━━━ EXTRACTED RECORDS

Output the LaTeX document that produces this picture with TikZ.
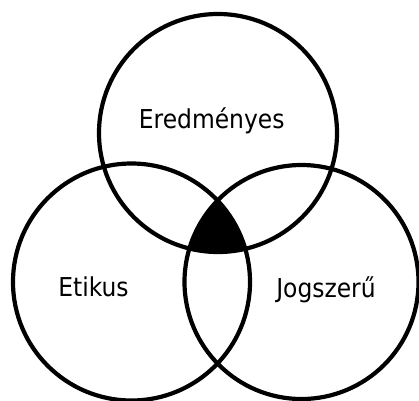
\documentclass[tikz,border=0pt]{standalone}
\usepackage{fontspec}
\setmainfont{DejaVu Sans Condensed}
\begin{document}
\begin{tikzpicture}[x=1pt,y=-1pt,
  ring/.style={draw=black,line width=4.2pt},
  lbl/.style={anchor=base,inner sep=0pt,font=\fontsize{26}{30}\selectfont}]
\useasboundingbox (0,0) rectangle (419,400);
\coordinate (ct) at (218,133);
\coordinate (cl) at (131.5,282);
\coordinate (cr) at (301.5,282);
\begin{scope}
  \clip (ct) circle (119);
  \clip (cl) circle (118.5);
  \fill[black] (cr) circle (117);
\end{scope}
\draw[ring] (ct) circle (119);
\draw[ring] (cl) circle (118.5);
\draw[ring] (cr) circle (117);
\node[lbl] (e) at (211.7,128.5) {Eredményes};
\node[lbl] (t) at (93.5,296.5) {Etikus};
\node[lbl] (j) at (326,297) {Jogszerű};
\end{tikzpicture}
\end{document}
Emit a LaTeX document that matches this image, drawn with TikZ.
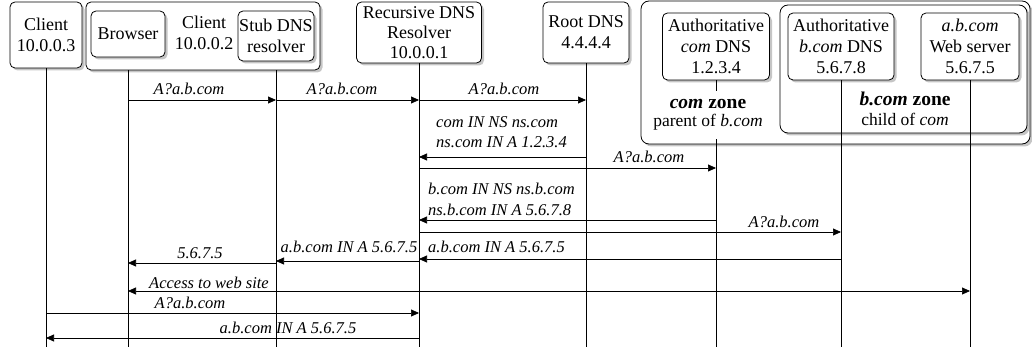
\documentclass[tikz,border=0pt]{standalone}
\usepackage{fontspec}
\setmainfont{Liberation Serif}
\usetikzlibrary{arrows.meta,shadows}
\begin{document}
\begin{tikzpicture}[x=1pt,y=-1pt,
  shad/.style={drop shadow={shadow xshift=2.5pt,shadow yshift=-2.5pt,fill=black!45}},
  ent/.style={draw,fill=white,rounded corners=5pt,line width=0.8pt,shad,align=center,inner sep=0pt,
    font=\fontsize{18}{21}\selectfont},
  zonebox/.style={draw,fill=white,rounded corners=8pt,line width=0.8pt,shad,inner sep=0pt},
  zlbl/.style={align=center,inner sep=0pt,font=\fontsize{17.5}{18.5}\selectfont},
  life/.style={line width=0.8pt},
  msg/.style={line width=0.7pt,-{Triangle[length=8pt,width=7pt]}},
  dmsg/.style={line width=0.7pt,{Triangle[length=8pt,width=7pt]}-{Triangle[length=8pt,width=7pt]}},
  lbl/.style={font=\fontsize{16.5}{20}\selectfont\itshape,inner sep=0pt,anchor=base},
  lbll/.style={lbl,anchor=base west}]
\useasboundingbox (0,0) rectangle (1032,347);

% zone boxes
\node[zonebox,minimum width=389pt,minimum height=143pt] (comzone) at (835.5,72.5) {};
\node[zonebox,minimum width=247pt,minimum height=128pt] (bzone) at (903.5,69) {};
\node[zonebox,rounded corners=5pt,minimum width=234pt,minimum height=68pt] (c2) at (203,36) {};

% entity boxes
\node[ent,minimum width=72pt,minimum height=66pt] (c3) at (46,35) {Client\\10.0.0.3};
\node[ent,minimum width=74pt,minimum height=46pt] (br) at (128,34) {Browser};
\node[ent,minimum width=76pt,minimum height=50pt] (st) at (276,36) {Stub DNS\\resolver};
\node[zlbl,font=\fontsize{18}{21}\selectfont] (c2l) at (204,33) {Client\\10.0.0.2};
\node[ent,minimum width=125pt,minimum height=61pt,font=\fontsize{18}{20}\selectfont] (rec) at (419,32.5) {Recursive DNS\\Resolver\\10.0.0.1};
\node[ent,minimum width=86pt,minimum height=61pt] (root) at (586,32.5) {Root DNS\\4.4.4.4};
\node[ent,minimum width=107pt,minimum height=67pt] (ac) at (716,46.5) {Authoritative\\\textit{com} DNS\\1.2.3.4};
\node[ent,minimum width=106pt,minimum height=67pt] (ab) at (841,46.5) {Authoritative\\\textit{b.com} DNS\\5.6.7.8};
\node[ent,minimum width=98pt,minimum height=67pt] (ws) at (970,46.5) {\textit{a.b.com}\\Web server\\5.6.7.5};

% lifelines
\coordinate (bot) at (0,347);
\draw[life] (c3.south) -- (c3 |- bot);
\draw[life] (br |- c2.south) -- (br |- bot);
\draw[life] (st |- c2.south) -- (st |- bot);
\draw[life] (rec.south) -- (rec |- bot);
\draw[life] (root.south) -- (root |- bot);
\draw[life] (ac.south) -- (ac |- bot);
\draw[life] (ab.south) -- (ab |- bot);
\draw[life] (ws.south) -- (ws |- bot);

% zone labels
\node[zlbl,fill=white,minimum height=48pt] (czl) at (708,115) {{\fontsize{19.5}{18.5}\selectfont\textbf{\textit{com} zone}}\\parent of \textit{b.com}};
\node[zlbl,font=\fontsize{17.5}{20}\selectfont] (bzl) at (905,108.5) {{\fontsize{19.5}{20}\selectfont\textbf{\textit{b.com} zone}}\\child of \textit{com}};

% message levels
\coordinate (yA) at (0,100);
\coordinate (yB) at (0,157);
\coordinate (yC) at (0,168);
\coordinate (yD) at (0,220);
\coordinate (yE) at (0,232);
\coordinate (yF) at (0,259);
\coordinate (yG) at (0,261);
\coordinate (yH) at (0,263);
\coordinate (yI) at (0,291);
\coordinate (yJ) at (0,313);
\coordinate (yK) at (0,338);

% messages
\draw[msg] (br |- yA) -- (st |- yA);
\draw[msg] (st |- yA) -- (rec |- yA);
\draw[msg] (rec |- yA) -- (root |- yA);
\draw[msg] (root |- yB) -- (rec |- yB);
\draw[msg] (rec |- yC) -- (ac |- yC);
\draw[msg] (ac |- yD) -- (rec |- yD);
\draw[msg] (rec |- yE) -- (ab |- yE);
\draw[msg] (ab |- yF) -- (rec |- yF);
\draw[msg] (rec |- yG) -- (st |- yG);
\draw[msg] (st |- yH) -- (br |- yH);
\draw[dmsg] (br |- yI) -- (ws |- yI);
\draw[msg] (c3 |- yJ) -- (rec |- yJ);
\draw[msg] (rec |- yK) -- (c3 |- yK);

% labels
\node[lbl] (l1) at (189,95) {A?a.b.com};
\node[lbl] (l2) at (342,95) {A?a.b.com};
\node[lbl] (l3) at (504,95) {A?a.b.com};
\node[lbll] (l4a) at (436,128) {com IN NS ns.com};
\node[lbll] (l4b) at (436,148) {ns.com IN A 1.2.3.4};
\node[lbl] (l5) at (649,163) {A?a.b.com};
\node[lbll] (l6a) at (428,195) {b.com IN NS ns.b.com};
\node[lbll] (l6b) at (428,215) {ns.b.com IN A 5.6.7.8};
\node[lbl] (l7) at (784,227) {A?a.b.com};
\node[lbll] (l8) at (428,252) {a.b.com IN A 5.6.7.5};
\node[lbl] (l9) at (349,252) {a.b.com IN A 5.6.7.5};
\node[lbl] (l10) at (200,258) {5.6.7.5};
\node[lbl] (l11) at (209,288) {Access to web site};
\node[lbl] (l12) at (190,308) {A?a.b.com};
\node[lbl] (l13) at (288,333) {a.b.com IN A 5.6.7.5};
\end{tikzpicture}
\end{document}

━━━━━━

= CHALLENGE =
Output an exact copy of the material, with the pictures removed.

= RESULT OF THE TASK =
Output the LaTeX document that produces this picture with TikZ.
\documentclass[tikz,border=0pt]{standalone}
\usepackage{fontspec}
\setmainfont{DejaVu Sans Condensed}
\begin{document}
\begin{tikzpicture}[x=1pt,y=-1pt,
  ring/.style={draw=black,line width=4.2pt},
  lbl/.style={anchor=base,inner sep=0pt,font=\fontsize{26}{30}\selectfont}]
\useasboundingbox (0,0) rectangle (419,400);
\coordinate (ct) at (218,133);
\coordinate (cl) at (131.5,282);
\coordinate (cr) at (301.5,282);
\begin{scope}
  \clip (ct) circle (119);
  \clip (cl) circle (118.5);
  \fill[black] (cr) circle (117);
\end{scope}
\draw[ring] (ct) circle (119);
\draw[ring] (cl) circle (118.5);
\draw[ring] (cr) circle (117);
\node[lbl] (e) at (211.7,128.5) {Eredményes};
\node[lbl] (t) at (93.5,296.5) {Etikus};
\node[lbl] (j) at (326,297) {Jogszerű};
\end{tikzpicture}
\end{document}
Emit a LaTeX document that matches this image, drawn with TikZ.
\documentclass[tikz,border=0pt]{standalone}
\usepackage{fontspec}
\setmainfont{Liberation Serif}
\usetikzlibrary{arrows.meta,shadows}
\begin{document}
\begin{tikzpicture}[x=1pt,y=-1pt,
  shad/.style={drop shadow={shadow xshift=2.5pt,shadow yshift=-2.5pt,fill=black!45}},
  ent/.style={draw,fill=white,rounded corners=5pt,line width=0.8pt,shad,align=center,inner sep=0pt,
    font=\fontsize{18}{21}\selectfont},
  zonebox/.style={draw,fill=white,rounded corners=8pt,line width=0.8pt,shad,inner sep=0pt},
  zlbl/.style={align=center,inner sep=0pt,font=\fontsize{17.5}{18.5}\selectfont},
  life/.style={line width=0.8pt},
  msg/.style={line width=0.7pt,-{Triangle[length=8pt,width=7pt]}},
  dmsg/.style={line width=0.7pt,{Triangle[length=8pt,width=7pt]}-{Triangle[length=8pt,width=7pt]}},
  lbl/.style={font=\fontsize{16.5}{20}\selectfont\itshape,inner sep=0pt,anchor=base},
  lbll/.style={lbl,anchor=base west}]
\useasboundingbox (0,0) rectangle (1032,347);

% zone boxes
\node[zonebox,minimum width=389pt,minimum height=143pt] (comzone) at (835.5,72.5) {};
\node[zonebox,minimum width=247pt,minimum height=128pt] (bzone) at (903.5,69) {};
\node[zonebox,rounded corners=5pt,minimum width=234pt,minimum height=68pt] (c2) at (203,36) {};

% entity boxes
\node[ent,minimum width=72pt,minimum height=66pt] (c3) at (46,35) {Client\\10.0.0.3};
\node[ent,minimum width=74pt,minimum height=46pt] (br) at (128,34) {Browser};
\node[ent,minimum width=76pt,minimum height=50pt] (st) at (276,36) {Stub DNS\\resolver};
\node[zlbl,font=\fontsize{18}{21}\selectfont] (c2l) at (204,33) {Client\\10.0.0.2};
\node[ent,minimum width=125pt,minimum height=61pt,font=\fontsize{18}{20}\selectfont] (rec) at (419,32.5) {Recursive DNS\\Resolver\\10.0.0.1};
\node[ent,minimum width=86pt,minimum height=61pt] (root) at (586,32.5) {Root DNS\\4.4.4.4};
\node[ent,minimum width=107pt,minimum height=67pt] (ac) at (716,46.5) {Authoritative\\\textit{com} DNS\\1.2.3.4};
\node[ent,minimum width=106pt,minimum height=67pt] (ab) at (841,46.5) {Authoritative\\\textit{b.com} DNS\\5.6.7.8};
\node[ent,minimum width=98pt,minimum height=67pt] (ws) at (970,46.5) {\textit{a.b.com}\\Web server\\5.6.7.5};

% lifelines
\coordinate (bot) at (0,347);
\draw[life] (c3.south) -- (c3 |- bot);
\draw[life] (br |- c2.south) -- (br |- bot);
\draw[life] (st |- c2.south) -- (st |- bot);
\draw[life] (rec.south) -- (rec |- bot);
\draw[life] (root.south) -- (root |- bot);
\draw[life] (ac.south) -- (ac |- bot);
\draw[life] (ab.south) -- (ab |- bot);
\draw[life] (ws.south) -- (ws |- bot);

% zone labels
\node[zlbl,fill=white,minimum height=48pt] (czl) at (708,115) {{\fontsize{19.5}{18.5}\selectfont\textbf{\textit{com} zone}}\\parent of \textit{b.com}};
\node[zlbl,font=\fontsize{17.5}{20}\selectfont] (bzl) at (905,108.5) {{\fontsize{19.5}{20}\selectfont\textbf{\textit{b.com} zone}}\\child of \textit{com}};

% message levels
\coordinate (yA) at (0,100);
\coordinate (yB) at (0,157);
\coordinate (yC) at (0,168);
\coordinate (yD) at (0,220);
\coordinate (yE) at (0,232);
\coordinate (yF) at (0,259);
\coordinate (yG) at (0,261);
\coordinate (yH) at (0,263);
\coordinate (yI) at (0,291);
\coordinate (yJ) at (0,313);
\coordinate (yK) at (0,338);

% messages
\draw[msg] (br |- yA) -- (st |- yA);
\draw[msg] (st |- yA) -- (rec |- yA);
\draw[msg] (rec |- yA) -- (root |- yA);
\draw[msg] (root |- yB) -- (rec |- yB);
\draw[msg] (rec |- yC) -- (ac |- yC);
\draw[msg] (ac |- yD) -- (rec |- yD);
\draw[msg] (rec |- yE) -- (ab |- yE);
\draw[msg] (ab |- yF) -- (rec |- yF);
\draw[msg] (rec |- yG) -- (st |- yG);
\draw[msg] (st |- yH) -- (br |- yH);
\draw[dmsg] (br |- yI) -- (ws |- yI);
\draw[msg] (c3 |- yJ) -- (rec |- yJ);
\draw[msg] (rec |- yK) -- (c3 |- yK);

% labels
\node[lbl] (l1) at (189,95) {A?a.b.com};
\node[lbl] (l2) at (342,95) {A?a.b.com};
\node[lbl] (l3) at (504,95) {A?a.b.com};
\node[lbll] (l4a) at (436,128) {com IN NS ns.com};
\node[lbll] (l4b) at (436,148) {ns.com IN A 1.2.3.4};
\node[lbl] (l5) at (649,163) {A?a.b.com};
\node[lbll] (l6a) at (428,195) {b.com IN NS ns.b.com};
\node[lbll] (l6b) at (428,215) {ns.b.com IN A 5.6.7.8};
\node[lbl] (l7) at (784,227) {A?a.b.com};
\node[lbll] (l8) at (428,252) {a.b.com IN A 5.6.7.5};
\node[lbl] (l9) at (349,252) {a.b.com IN A 5.6.7.5};
\node[lbl] (l10) at (200,258) {5.6.7.5};
\node[lbl] (l11) at (209,288) {Access to web site};
\node[lbl] (l12) at (190,308) {A?a.b.com};
\node[lbl] (l13) at (288,333) {a.b.com IN A 5.6.7.5};
\end{tikzpicture}
\end{document}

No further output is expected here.